**Directions:** Nothing after the line with "import * as" belongs in the copy; extract the lines below from the top through that line, pictures left out.

**Raw data:**
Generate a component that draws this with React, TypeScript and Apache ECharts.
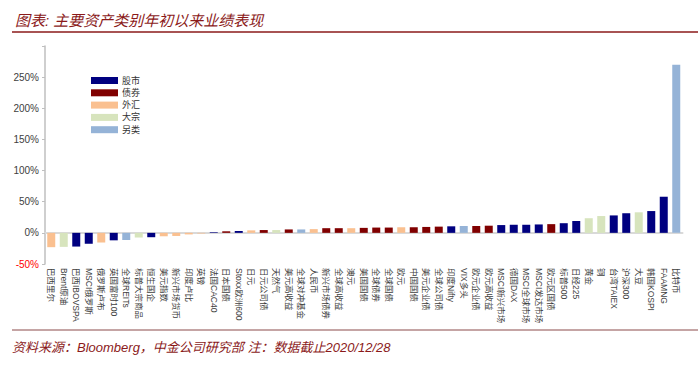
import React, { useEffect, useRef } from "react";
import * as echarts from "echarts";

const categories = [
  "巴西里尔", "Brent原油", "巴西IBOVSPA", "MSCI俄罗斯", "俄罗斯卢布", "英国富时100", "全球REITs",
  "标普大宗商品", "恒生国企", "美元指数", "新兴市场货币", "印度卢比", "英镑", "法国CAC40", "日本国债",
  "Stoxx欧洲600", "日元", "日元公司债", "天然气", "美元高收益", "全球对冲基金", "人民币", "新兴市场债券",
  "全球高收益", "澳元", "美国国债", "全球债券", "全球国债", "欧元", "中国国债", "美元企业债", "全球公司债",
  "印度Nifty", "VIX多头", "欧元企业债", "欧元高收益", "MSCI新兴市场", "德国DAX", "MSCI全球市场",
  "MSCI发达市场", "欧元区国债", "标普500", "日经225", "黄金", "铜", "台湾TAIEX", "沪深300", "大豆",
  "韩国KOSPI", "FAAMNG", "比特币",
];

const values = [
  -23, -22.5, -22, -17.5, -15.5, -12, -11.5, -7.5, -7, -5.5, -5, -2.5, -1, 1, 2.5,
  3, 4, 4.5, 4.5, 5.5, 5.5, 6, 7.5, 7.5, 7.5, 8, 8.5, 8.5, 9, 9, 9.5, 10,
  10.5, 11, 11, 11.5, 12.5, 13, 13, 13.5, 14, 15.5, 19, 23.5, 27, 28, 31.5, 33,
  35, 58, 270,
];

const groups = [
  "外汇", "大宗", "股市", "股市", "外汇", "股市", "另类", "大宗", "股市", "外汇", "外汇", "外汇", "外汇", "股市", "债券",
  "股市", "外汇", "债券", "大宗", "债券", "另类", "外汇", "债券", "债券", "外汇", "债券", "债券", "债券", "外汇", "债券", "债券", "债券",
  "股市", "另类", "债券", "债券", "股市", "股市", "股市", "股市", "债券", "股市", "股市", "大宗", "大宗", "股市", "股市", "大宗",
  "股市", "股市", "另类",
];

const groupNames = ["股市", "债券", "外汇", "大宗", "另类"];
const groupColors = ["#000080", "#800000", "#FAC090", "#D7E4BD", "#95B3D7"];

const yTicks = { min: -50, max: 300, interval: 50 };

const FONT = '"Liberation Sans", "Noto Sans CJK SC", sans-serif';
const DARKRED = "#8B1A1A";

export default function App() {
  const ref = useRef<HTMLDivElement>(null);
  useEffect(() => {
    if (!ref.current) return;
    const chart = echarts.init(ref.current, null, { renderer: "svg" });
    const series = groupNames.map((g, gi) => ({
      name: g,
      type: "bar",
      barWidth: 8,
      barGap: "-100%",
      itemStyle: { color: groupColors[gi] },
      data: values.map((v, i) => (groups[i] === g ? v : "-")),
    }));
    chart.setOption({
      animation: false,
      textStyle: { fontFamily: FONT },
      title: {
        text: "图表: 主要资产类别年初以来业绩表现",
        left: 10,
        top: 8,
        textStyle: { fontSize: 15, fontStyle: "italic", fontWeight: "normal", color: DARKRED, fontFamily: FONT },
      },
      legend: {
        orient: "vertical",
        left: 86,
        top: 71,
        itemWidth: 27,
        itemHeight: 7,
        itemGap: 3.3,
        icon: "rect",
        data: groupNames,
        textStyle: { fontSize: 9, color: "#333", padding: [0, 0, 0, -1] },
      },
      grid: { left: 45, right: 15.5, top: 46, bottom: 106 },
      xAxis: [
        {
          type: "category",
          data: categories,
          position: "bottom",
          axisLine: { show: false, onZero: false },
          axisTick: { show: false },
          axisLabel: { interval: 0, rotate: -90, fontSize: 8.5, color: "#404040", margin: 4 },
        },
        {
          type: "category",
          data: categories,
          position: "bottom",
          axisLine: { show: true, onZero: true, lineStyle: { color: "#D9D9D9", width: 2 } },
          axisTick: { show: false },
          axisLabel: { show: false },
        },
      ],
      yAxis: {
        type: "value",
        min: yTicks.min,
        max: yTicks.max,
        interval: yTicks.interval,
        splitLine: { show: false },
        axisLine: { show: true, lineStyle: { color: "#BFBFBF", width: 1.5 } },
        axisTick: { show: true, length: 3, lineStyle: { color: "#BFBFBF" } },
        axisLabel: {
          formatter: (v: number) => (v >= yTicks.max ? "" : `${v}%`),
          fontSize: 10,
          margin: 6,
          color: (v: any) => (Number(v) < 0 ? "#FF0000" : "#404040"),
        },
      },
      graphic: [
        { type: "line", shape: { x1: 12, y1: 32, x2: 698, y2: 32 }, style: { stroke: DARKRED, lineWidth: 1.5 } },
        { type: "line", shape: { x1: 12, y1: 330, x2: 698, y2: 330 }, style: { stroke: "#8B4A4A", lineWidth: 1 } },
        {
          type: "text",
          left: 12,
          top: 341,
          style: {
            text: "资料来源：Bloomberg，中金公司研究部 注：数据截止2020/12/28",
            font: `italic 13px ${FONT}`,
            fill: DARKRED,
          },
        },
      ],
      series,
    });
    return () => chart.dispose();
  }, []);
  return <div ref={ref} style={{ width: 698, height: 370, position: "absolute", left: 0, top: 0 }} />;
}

**Response to this task:**
Generate a component that draws this with React, TypeScript and Apache ECharts.
import React, { useEffect, useRef } from "react";
import * as echarts from "echarts";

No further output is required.